§ OBJECTIVE
Write out each line of the listing as it stands, without the images.

### DATASET EXCERPT

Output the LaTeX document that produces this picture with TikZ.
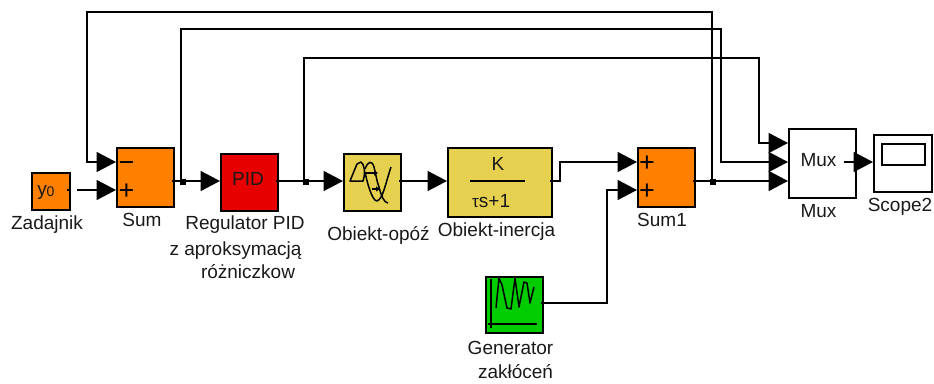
\documentclass[tikz,border=0pt]{standalone}
\usepackage{fontspec}
\setmainfont{Liberation Sans}
\usetikzlibrary{arrows.meta}
\definecolor{sumorange}{RGB}{255,128,0}
\definecolor{pidred}{RGB}{230,0,0}
\definecolor{plantyellow}{RGB}{230,208,80}
\definecolor{gengreen}{RGB}{0,204,0}
\tikzset{
  x=1pt,y=-1pt,
  blockbox/.style={draw=black,line width=1.7pt,anchor=north west,inner sep=0pt,outer sep=0pt},
  wire/.style={draw=black,line width=1.7pt,line join=miter},
  sig/.style={wire,-{Triangle[length=19.5pt,width=20pt]},shorten >=1pt},
  junction/.style={fill=black,inner sep=0pt,minimum size=5.5pt,outer sep=0pt},
  lab/.style={inner sep=0pt,anchor=base,font=\fontsize{19}{19}\selectfont,text=black!90},
  sign/.style={inner sep=0pt,anchor=base,font=\fontsize{27}{27}\selectfont,text=black},
  icon/.style={draw=black,line width=1.5pt,line join=round},
  iconarrow/.style={icon,line width=1.1pt,-{Triangle[length=4pt,width=5pt]}}
}
\newcommand{\blk}[6]{\node[blockbox,fill=#6,minimum width=#4pt,minimum height=#5pt] (#1) at (#2,#3) {};}
\begin{document}
\begin{tikzpicture}
\useasboundingbox (0,0) rectangle (934,383);
\blk{zad}{32}{173}{38}{37}{sumorange}
\blk{sumA}{117}{148}{57}{59}{sumorange}
\blk{pid}{221}{154}{57}{57}{pidred}
\blk{delay}{344}{154}{57}{57}{plantyellow}
\blk{iner}{448}{148}{104}{69}{plantyellow}
\blk{sumB}{638}{148}{57}{59}{sumorange}
\blk{mux}{789}{129}{67}{69}{white}
\blk{scope}{874}{135}{58}{57}{white}
\blk{gen}{486}{277}{57}{56}{gengreen}
\node[draw=black,line width=1.7pt,minimum width=43pt,minimum height=21pt,inner sep=0pt,anchor=north west] (screen) at (881,143) {};
% ports
\coordinate (zadtick) at (67,190);
\coordinate (zadedge) at (70,190);
\coordinate (zadout) at (77,190);
\coordinate (sumAm) at (117,162);
\coordinate (sumAp) at (117,190);
\coordinate (sumAout) at (172,181);
\coordinate (pidin) at (221,181);
\coordinate (pidout) at (276,181);
\coordinate (delayin) at (344,181);
\coordinate (delayout) at (399,181);
\coordinate (inerin) at (448,181);
\coordinate (inerout) at (550,181);
\coordinate (sumBa) at (638,162);
\coordinate (sumBb) at (638,190);
\coordinate (sumBout) at (693,181);
\coordinate (muxa) at (789,143);
\coordinate (muxb) at (789,162);
\coordinate (muxc) at (789,181);
\coordinate (muxout) at (844,162);
\coordinate (scopein) at (874,162);
\coordinate (genout) at (541,303);
\coordinate (b1) at (181,181);
\coordinate (b2) at (304,181);
\coordinate (b3) at (712,181);
\node[junction] (j1) at (183,182) {};
\node[junction] (j2) at (306,182) {};
\node[junction] (j3) at (713,182) {};
% connectors
\draw[wire] (zadtick) -- (zadedge);
\draw[sig] (zadout) -- (sumAp);
\draw[sig] (sumAout) -- (pidin);
\draw[sig] (pidout) -- (delayin);
\draw[sig] (delayout) -- (inerin);
\draw[sig] (inerout) -- (560,181) -- (560,162) -- (sumBa);
\draw[sig] (genout) -- (607,303) -- (607,190) -- (sumBb);
\draw[sig] (sumBout) -- (muxc);
\draw[sig] (muxout) -- (scopein);
\draw[sig] (b3) -- (712,12) -- (87,12) -- (87,162) -- (sumAm);
\draw[sig] (b1) -- (181,29) -- (721,29) -- (721,162) -- (muxb);
\draw[sig] (b2) -- (304,58) -- (759,58) -- (759,143) -- (muxa);
% block texts
\node[lab] (ty) at (42,195) {y};
\node[lab,font=\fontsize{14}{14}\selectfont] (t0) at (50.5,196) {0};
\node[sign] (m1) at (126.5,171) {−};
\node[sign] (p1) at (126.5,199) {+};
\node[lab] (tpid) at (248,185) {PID};
\node[lab] (tk) at (498,170) {K};
\draw[wire] (470,181) -- (525,181);
\node[lab,anchor=base west] (ttau) at (472,207) {{\fontsize{17}{17}\selectfont τ}s+1};
\node[sign] (p2) at (647,171) {+};
\node[sign] (p3) at (647,199) {+};
\node[lab] (tmux) at (818.5,166) {Mux};
% delay icon
\draw[icon] (350,181) -- (357,164) -- (361,162) .. controls (364,164) and (366,172) .. (363,181) -- cycle;
\draw[icon] (365,169) .. controls (368,161) and (372,160) .. (374,167) .. controls (376,175) and (377,182) .. (379,187) .. controls (381,195) and (384,203) .. (388,203);
\draw[icon] (365,172) .. controls (367,182) and (372,201) .. (377,201) .. controls (383,199) and (385,185) .. (391,167);
\draw[iconarrow] (366,173) -- (378,173);
\draw[iconarrow] (372,189) -- (380,189);
% generator icon
\draw[icon] (491,279) -- (491,328);
\draw[icon] (488,324) -- (537,324);
\draw[icon] (496,308) -- (499,278) -- (502,285) -- (507,308) -- (511,309) -- (515,278) -- (519,307) -- (524,282) -- (527,283) -- (530,303) -- (534,287);
% captions
\node[lab] (c1) at (47,229) {Zadajnik};
\node[lab] (c2) at (142,226) {Sum};
\node[lab] (c3) at (245,229) {Regulator PID};
\node[lab] (c4) at (235.5,255) {z aproksymacją};
\node[lab] (c5) at (248,278) {różniczkow};
\node[lab] (c6) at (378.5,240) {Obiekt-opóź};
\node[lab] (c7) at (496.5,236) {Obiekt-inercja};
\node[lab] (c8) at (662,226) {Sum1};
\node[lab] (c9) at (818.5,217) {Mux};
\node[lab] (c10) at (900,211) {Scope2};
\node[lab] (c11) at (510.5,354) {Generator};
\node[lab] (c12) at (515.5,378) {zakłóceń};
\end{tikzpicture}
\end{document}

######

§ ANSWER FOR THE TASK
Output the LaTeX document that produces this picture with TikZ.
\documentclass[tikz,border=0pt]{standalone}
\usepackage{fontspec}
\setmainfont{Liberation Sans}
\usetikzlibrary{arrows.meta}
\definecolor{sumorange}{RGB}{255,128,0}
\definecolor{pidred}{RGB}{230,0,0}
\definecolor{plantyellow}{RGB}{230,208,80}
\definecolor{gengreen}{RGB}{0,204,0}
\tikzset{
  x=1pt,y=-1pt,
  blockbox/.style={draw=black,line width=1.7pt,anchor=north west,inner sep=0pt,outer sep=0pt},
  wire/.style={draw=black,line width=1.7pt,line join=miter},
  sig/.style={wire,-{Triangle[length=19.5pt,width=20pt]},shorten >=1pt},
  junction/.style={fill=black,inner sep=0pt,minimum size=5.5pt,outer sep=0pt},
  lab/.style={inner sep=0pt,anchor=base,font=\fontsize{19}{19}\selectfont,text=black!90},
  sign/.style={inner sep=0pt,anchor=base,font=\fontsize{27}{27}\selectfont,text=black},
  icon/.style={draw=black,line width=1.5pt,line join=round},
  iconarrow/.style={icon,line width=1.1pt,-{Triangle[length=4pt,width=5pt]}}
}
\newcommand{\blk}[6]{\node[blockbox,fill=#6,minimum width=#4pt,minimum height=#5pt] (#1) at (#2,#3) {};}
\begin{document}
\begin{tikzpicture}
\useasboundingbox (0,0) rectangle (934,383);
\blk{zad}{32}{173}{38}{37}{sumorange}
\blk{sumA}{117}{148}{57}{59}{sumorange}
\blk{pid}{221}{154}{57}{57}{pidred}
\blk{delay}{344}{154}{57}{57}{plantyellow}
\blk{iner}{448}{148}{104}{69}{plantyellow}
\blk{sumB}{638}{148}{57}{59}{sumorange}
\blk{mux}{789}{129}{67}{69}{white}
\blk{scope}{874}{135}{58}{57}{white}
\blk{gen}{486}{277}{57}{56}{gengreen}
\node[draw=black,line width=1.7pt,minimum width=43pt,minimum height=21pt,inner sep=0pt,anchor=north west] (screen) at (881,143) {};
% ports
\coordinate (zadtick) at (67,190);
\coordinate (zadedge) at (70,190);
\coordinate (zadout) at (77,190);
\coordinate (sumAm) at (117,162);
\coordinate (sumAp) at (117,190);
\coordinate (sumAout) at (172,181);
\coordinate (pidin) at (221,181);
\coordinate (pidout) at (276,181);
\coordinate (delayin) at (344,181);
\coordinate (delayout) at (399,181);
\coordinate (inerin) at (448,181);
\coordinate (inerout) at (550,181);
\coordinate (sumBa) at (638,162);
\coordinate (sumBb) at (638,190);
\coordinate (sumBout) at (693,181);
\coordinate (muxa) at (789,143);
\coordinate (muxb) at (789,162);
\coordinate (muxc) at (789,181);
\coordinate (muxout) at (844,162);
\coordinate (scopein) at (874,162);
\coordinate (genout) at (541,303);
\coordinate (b1) at (181,181);
\coordinate (b2) at (304,181);
\coordinate (b3) at (712,181);
\node[junction] (j1) at (183,182) {};
\node[junction] (j2) at (306,182) {};
\node[junction] (j3) at (713,182) {};
% connectors
\draw[wire] (zadtick) -- (zadedge);
\draw[sig] (zadout) -- (sumAp);
\draw[sig] (sumAout) -- (pidin);
\draw[sig] (pidout) -- (delayin);
\draw[sig] (delayout) -- (inerin);
\draw[sig] (inerout) -- (560,181) -- (560,162) -- (sumBa);
\draw[sig] (genout) -- (607,303) -- (607,190) -- (sumBb);
\draw[sig] (sumBout) -- (muxc);
\draw[sig] (muxout) -- (scopein);
\draw[sig] (b3) -- (712,12) -- (87,12) -- (87,162) -- (sumAm);
\draw[sig] (b1) -- (181,29) -- (721,29) -- (721,162) -- (muxb);
\draw[sig] (b2) -- (304,58) -- (759,58) -- (759,143) -- (muxa);
% block texts
\node[lab] (ty) at (42,195) {y};
\node[lab,font=\fontsize{14}{14}\selectfont] (t0) at (50.5,196) {0};
\node[sign] (m1) at (126.5,171) {−};
\node[sign] (p1) at (126.5,199) {+};
\node[lab] (tpid) at (248,185) {PID};
\node[lab] (tk) at (498,170) {K};
\draw[wire] (470,181) -- (525,181);
\node[lab,anchor=base west] (ttau) at (472,207) {{\fontsize{17}{17}\selectfont τ}s+1};
\node[sign] (p2) at (647,171) {+};
\node[sign] (p3) at (647,199) {+};
\node[lab] (tmux) at (818.5,166) {Mux};
% delay icon
\draw[icon] (350,181) -- (357,164) -- (361,162) .. controls (364,164) and (366,172) .. (363,181) -- cycle;
\draw[icon] (365,169) .. controls (368,161) and (372,160) .. (374,167) .. controls (376,175) and (377,182) .. (379,187) .. controls (381,195) and (384,203) .. (388,203);
\draw[icon] (365,172) .. controls (367,182) and (372,201) .. (377,201) .. controls (383,199) and (385,185) .. (391,167);
\draw[iconarrow] (366,173) -- (378,173);
\draw[iconarrow] (372,189) -- (380,189);
% generator icon
\draw[icon] (491,279) -- (491,328);
\draw[icon] (488,324) -- (537,324);
\draw[icon] (496,308) -- (499,278) -- (502,285) -- (507,308) -- (511,309) -- (515,278) -- (519,307) -- (524,282) -- (527,283) -- (530,303) -- (534,287);
% captions
\node[lab] (c1) at (47,229) {Zadajnik};
\node[lab] (c2) at (142,226) {Sum};
\node[lab] (c3) at (245,229) {Regulator PID};
\node[lab] (c4) at (235.5,255) {z aproksymacją};
\node[lab] (c5) at (248,278) {różniczkow};
\node[lab] (c6) at (378.5,240) {Obiekt-opóź};
\node[lab] (c7) at (496.5,236) {Obiekt-inercja};
\node[lab] (c8) at (662,226) {Sum1};
\node[lab] (c9) at (818.5,217) {Mux};
\node[lab] (c10) at (900,211) {Scope2};
\node[lab] (c11) at (510.5,354) {Generator};
\node[lab] (c12) at (515.5,378) {zakłóceń};
\end{tikzpicture}
\end{document}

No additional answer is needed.